Copy out each line containing "with" from the entries below.
* begin *
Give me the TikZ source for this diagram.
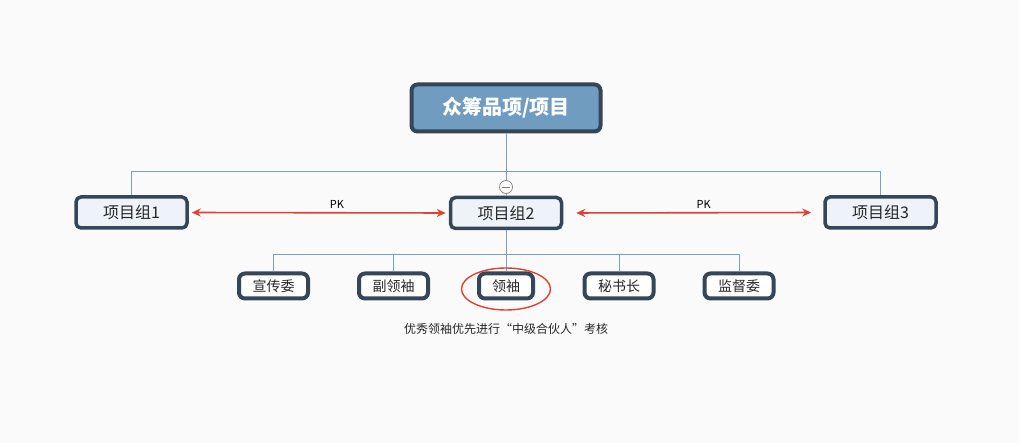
\documentclass[tikz,border=0pt]{standalone}
\usepackage{fontspec}
\setmainfont{Noto Sans CJK SC}
\usepackage{tikz}
\usetikzlibrary{arrows.meta,positioning,shapes.geometric}
\definecolor{rootfill}{RGB}{112,157,191}
\definecolor{boxborder}{RGB}{52,70,88}
\definecolor{groupfill}{RGB}{237,243,248}
\definecolor{treeline}{RGB}{122,160,190}
\definecolor{pkred}{RGB}{222,66,48}
\definecolor{canvas}{RGB}{250,250,250}

\begin{document}
\begin{tikzpicture}[x=1pt, y=-1pt, >=Stealth,
    rootbox/.style={draw=boxborder, line width=4pt, fill=rootfill, rounded corners=6pt,
        minimum width=189pt, minimum height=47pt, text=white, font=\fontsize{20}{24}\selectfont\bfseries},
    groupbox/.style={draw=boxborder, line width=3.5pt, fill=groupfill, rounded corners=5pt,
        minimum width=111pt, minimum height=31pt, text=black!85, font=\fontsize{16}{19}\selectfont},
    rolebox/.style={draw=boxborder, line width=4pt, fill=white, rounded corners=6pt,
        minimum width=69pt, minimum height=25pt, text=black!85, font=\fontsize{14}{17}\selectfont},
    branch/.style={draw=treeline, line width=0.8pt},
    pkarrow/.style={{Stealth[length=9pt,width=8pt]}-{Stealth[length=9pt,width=8pt]}, draw=pkred, line width=1.6pt},
    pklabel/.style={font=\fontsize{11}{13}\selectfont, text=black, inner sep=1pt}]
    % Background and page size
    \fill[canvas] (0,0) rectangle (1019,443);
    \useasboundingbox (0,0) rectangle (1019,443);

    % Bus levels
    \coordinate (topbus) at (0,171);
    \coordinate (lowbus) at (0,254);

    % Root
    \node[rootbox] (root) at (506,108) {众筹品项/项目};

    % Project groups
    \node[groupbox] (g1) at (131.5,212.5) {项目组1};
    \node[groupbox] (g2) at (506,213) {项目组2};
    \node[groupbox] (g3) at (880.5,212.5) {项目组3};

    % Roles under group 2
    \node[rolebox] (c1) at (273.5,286) {宣传委};
    \node[rolebox] (c2) at (393.5,286) {副领袖};
    \node[rolebox, minimum width=54pt] (c3) at (506,286) {领袖};
    \node[rolebox] (c4) at (619,286) {秘书长};
    \node[rolebox] (c5) at (739,286) {监督委};

    % Tree from root to groups
    \draw[branch] (g1.north) -- (g1.north |- topbus) -- (g3.north |- topbus) -- (g3.north);
    \node[circle, draw=gray, fill=white, line width=0.7pt, minimum size=13pt, inner sep=0pt] (fold) at (506,187) {};
    \draw[branch] (root.south) -- (fold.north);
    \draw[branch] (fold.south) -- (g2.north);
    \draw[gray, line width=0.8pt] ([xshift=3pt]fold.west) -- ([xshift=-3pt]fold.east);

    % Tree from group 2 to roles
    \draw[branch] (g2.south) -- (g2.south |- lowbus);
    \draw[branch] (c1.north) -- (c1.north |- lowbus) -- (c5.north |- lowbus) -- (c5.north);
    \foreach \n in {c2,c3,c4}
        \draw[branch] (\n.north) -- (\n.north |- lowbus);

    % PK arrows
    \draw[pkarrow, shorten <=3pt, shorten >=3pt] (g1.east) -- node[pklabel, pos=0.57, above=2.5pt] {PK} (g2.west);
    \draw[pkarrow, shorten <=13pt, shorten >=12pt] (g2.east) -- node[pklabel, pos=0.54, above=2.5pt] {PK} (g3.west);

    % Highlight and note
    \node[ellipse, draw=pkred, line width=1.4pt, minimum width=89pt, minimum height=42pt] (mark) at (506,289) {};
    \node[font=\fontsize{12}{14}\selectfont, text=black!85] (note) at (506,329) {优秀领袖优先进行“中级合伙人”考核};
\end{tikzpicture}
\end{document}
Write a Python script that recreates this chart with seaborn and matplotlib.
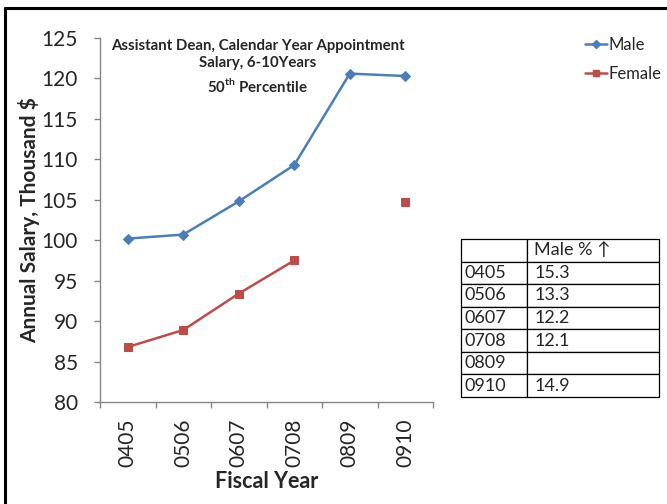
import matplotlib.pyplot as plt
import seaborn as sns
import numpy as np
import pandas as pd
from matplotlib.lines import Line2D

sns.set_theme(style="white")
plt.rcParams["font.family"] = ["Lato", "DejaVu Sans"]
plt.rcParams["mathtext.fontset"] = "custom"
plt.rcParams["mathtext.rm"] = "Lato"
plt.rcParams["mathtext.bf"] = "Lato:bold"

years = ["0405", "0506", "0607", "0708", "0809", "0910"]
male = [100.2, 100.7, 104.8, 109.3, 120.6, 120.3]
female = [86.8, 88.9, 93.4, 97.5, np.nan, 104.7]
male_pct = ["15.3", "13.3", "12.2", "12.1", "", "14.9"]

BLUE = "#4A7EBB"
RED = "#BE4B48"
GREY = "#868686"

fig = plt.figure(figsize=(6.67, 5.04), dpi=100)
ax = fig.add_axes([100 / 667, 1 - 402 / 504, 333 / 667, 364 / 504])

pos = np.arange(len(years))
df = pd.DataFrame({"pos": pos, "Male": male, "Female": female})

sns.lineplot(data=df, x="pos", y="Male", ax=ax, color=BLUE, lw=1.8,
             marker="D", markersize=5, markeredgecolor=BLUE)

# female series has a gap at 0809 -> draw each unbroken run separately
fem = df.dropna(subset=["Female"])
runs = np.split(fem, np.where(np.diff(fem["pos"]) > 1)[0] + 1)
for run in runs:
    sns.lineplot(data=run, x="pos", y="Female", ax=ax, color=RED, lw=1.8,
                 marker="s", markersize=5.5, markeredgecolor=RED)

ax.set_xlim(-0.5, len(years) - 0.5)
ax.set_ylim(80, 125)
ax.set_yticks(np.arange(80, 126, 5))
ax.set_xticks(pos)
ax.set_xticklabels(years, rotation=90, fontsize=15)
ax.set_xticks(np.arange(-0.5, len(years), 1), minor=True)
ax.tick_params(axis="x", which="major", length=0, pad=12)
ax.tick_params(axis="x", which="minor", length=4, color=GREY, width=1,
               direction="out", bottom=True)
ax.tick_params(axis="y", length=4, color=GREY, width=1, direction="out",
               left=True, pad=12, labelsize=15)
for s in ["top", "right"]:
    ax.spines[s].set_visible(False)
for s in ["left", "bottom"]:
    ax.spines[s].set_color(GREY)
    ax.spines[s].set_linewidth(1)

ax.set_xlabel("Fiscal Year", fontsize=15.5, fontweight="bold", labelpad=3)
ax.set_ylabel("Annual Salary, Thousand $", fontsize=15, fontweight="bold",
              labelpad=1)

ax.text(0.474, 0.997, "Assistant Dean, Calendar Year Appointment\nSalary, 6-10Years",
        transform=ax.transAxes, ha="center", va="top", fontsize=10.8,
        fontweight="bold", linespacing=1.3)
ax.text(0.474, 0.868, r"50$^{\mathbf{th}}$ Percentile", transform=ax.transAxes,
        ha="center", va="center", fontsize=10.8, fontweight="bold")

handles = [
    Line2D([], [], color=BLUE, lw=1.8, marker="D", markersize=4),
    Line2D([], [], color=RED, lw=1.8, marker="s", markersize=5),
]
fig.legend(handles, ["Male", "Female"], loc="upper left",
           bbox_to_anchor=(570 / 667, 1 - 22 / 504), frameon=False,
           fontsize=12, handlelength=1.3, handletextpad=0.1, labelspacing=0.8)

# side table
tax = fig.add_axes([461 / 667, 1 - 397 / 504, 198 / 667, 158 / 504])
tax.axis("off")
cells = [["", "Male % \u2191"]] + [[y, p] for y, p in zip(years, male_pct)]
tbl = tax.table(cellText=cells, bbox=[0, 0, 1, 1], cellLoc="left",
                colWidths=[0.333, 0.667])
tbl.auto_set_font_size(False)
for (r, c), cell in tbl.get_celld().items():
    cell.set_linewidth(0.9)
    cell.set_edgecolor("black")
    cell.get_text().set_fontsize(13)
    cell.PAD = 0.055

# figure frame (left and top edges visible)
fig.add_artist(Line2D([5 / 667, 5 / 667], [0, 1 - 8 / 504], color="black",
                      lw=2.2, transform=fig.transFigure))
fig.add_artist(Line2D([5 / 667, 1], [1 - 8 / 504, 1 - 8 / 504], color="black",
                      lw=2.2, transform=fig.transFigure))

fig.savefig("out.png", dpi=100)
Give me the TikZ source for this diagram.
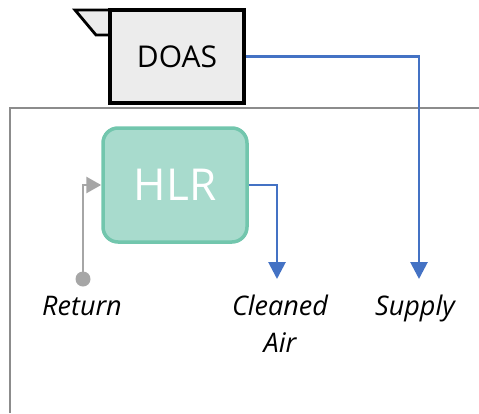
\documentclass[tikz,border=0pt]{standalone}
\usepackage{fontspec}
\setmainfont{Open Sans}
\usetikzlibrary{arrows.meta}
\definecolor{boxgray}{HTML}{ECECEC}
\definecolor{wallgray}{HTML}{8C8C8C}
\definecolor{retgray}{HTML}{A6A6A6}
\definecolor{airblue}{HTML}{4472C4}
\definecolor{hlrfill}{HTML}{A8DBCD}
\definecolor{hlredge}{HTML}{72C6AD}
\tikzset{
  unitbox/.style={draw=black, line width=3.5pt, fill=boxgray, minimum width=134pt, minimum height=93pt, inner sep=0pt, font=\fontsize{30}{36}\selectfont},
  hlrbox/.style={draw=hlredge, line width=3.5pt, fill=hlrfill, rounded corners=15pt, minimum width=144pt, minimum height=114pt, inner sep=0pt, text=white, font=\fontsize{44}{50}\selectfont},
  flowlabel/.style={font=\fontsize{27}{37}\selectfont\itshape, align=center, inner sep=0pt},
  supplyflow/.style={draw=airblue, line width=2.8pt, -{Triangle[length=17pt,width=17pt]}},
  returnflow/.style={draw=retgray, line width=2.8pt, -{Triangle[length=15pt,width=16pt]}},
  wall/.style={draw=wallgray, line width=2.8pt}
}
\begin{document}
\begin{tikzpicture}[x=1pt,y=-1pt]
\useasboundingbox (0,0) rectangle (479,413);
% room boundary
\draw[wall] (10,413) -- (10,108) -- (479,108);
% DOAS unit with intake hood
\draw[line width=2.8pt, fill=boxgray, line join=miter] (75,10) -- (110,10) -- (110,35) -- (96,35) -- cycle;
\node[unitbox] (doas) at (177,56.5) {DOAS};
% heat-load reduction unit
\node[hlrbox] (hlr) at (175,185) {HLR};
% flow endpoints
\coordinate (retstart) at (83,279);
\coordinate (cleanend) at (277,279);
\coordinate (supplyend) at (419,279);
% labels (base anchor sits on the last line)
\node[flowlabel, anchor=base] (retlabel) at (82,315) {Return};
\node[flowlabel, anchor=base] (cleanlabel) at (280,352) {Cleaned\\Air};
\node[flowlabel, anchor=base] (supplylabel) at (415,315) {Supply};
% return air into HLR
\fill[retgray] (retstart) circle (7.5pt);
\draw[returnflow] (retstart) -- (83,185) -- (hlr.west);
% cleaned air out of HLR
\draw[supplyflow] (hlr.east) -- (277,185) -- (cleanend);
% supply air from DOAS
\draw[supplyflow] (doas.east) -- (419,56.5) -- (supplyend);
\end{tikzpicture}
\end{document}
* end *
__Output of the task__:
Write a Python script that recreates this chart with seaborn and matplotlib.
% DOAS unit with intake hood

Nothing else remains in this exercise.